Quickly, this condition was followed by what has seemed to be never-ending dampness and mild weather all through the autumn. We’ll have a few nice days, and then the sky opens up again.

I was happy that the Master Naturalist Conference coincided with a break in the weather so we could do all our field trips, but right after that, it’s been dark and wet again. My Geometry post has images of the fog in Austin from this week; in fact, three days in a row there was enough fog to make driving a bit scary.

img_4913
This culvert is intended to keep the pond from overfilling and washing away the dam. Since it overfilled a couple of times, we now also have a back-up culvert. It’s engaged once this year.

Here at the Hermits’ Rest it was just as foggy, and there was a lot more rain than in Austin. When I arrived to the ranch yesterday, it had just rained a lot, and Walker’s Creek was at the top of its banks. The arroyo was flowing away, and the dogs had a blast running through the output of the dam culvert.

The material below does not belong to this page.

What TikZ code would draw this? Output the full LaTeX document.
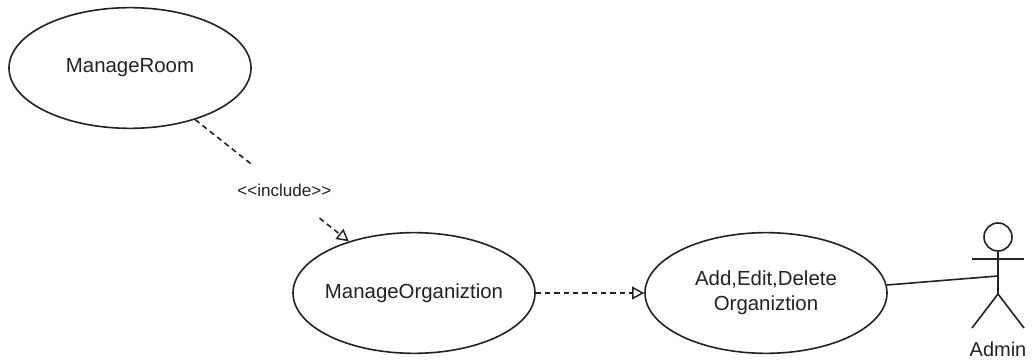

Last night, just as we went to bed, another downpour began. There was .8″ over night, which made almost two inches in 24 hours.

img_4904
That sliver of water to the left of the driveway just before the gate usually can’t be seen from the house (by short people like me, anyway).

Usually you can’t see the front pond from the house, because the water level is too low. This view through the second-floor window (and screen) shows you it was visible this morning!

img_4903
Don’t the screens and the blinds add an air of mystery to the very full back pond? I usually doesn’t go all the way to that black thing at right (which is an old well or something).

The back pond had even spread farther to the east than usual.

img_4915
View from the car. The creek is usually about ten feet wide. It’s been lots worse, though.

And the creek was flowing into the flood plain meadow. I tell you what, I am glad to be enjoying some sunshine this afternoon as I take a break from work to type this! Maybe the ground will be a little less soggy when I head out to feed animals.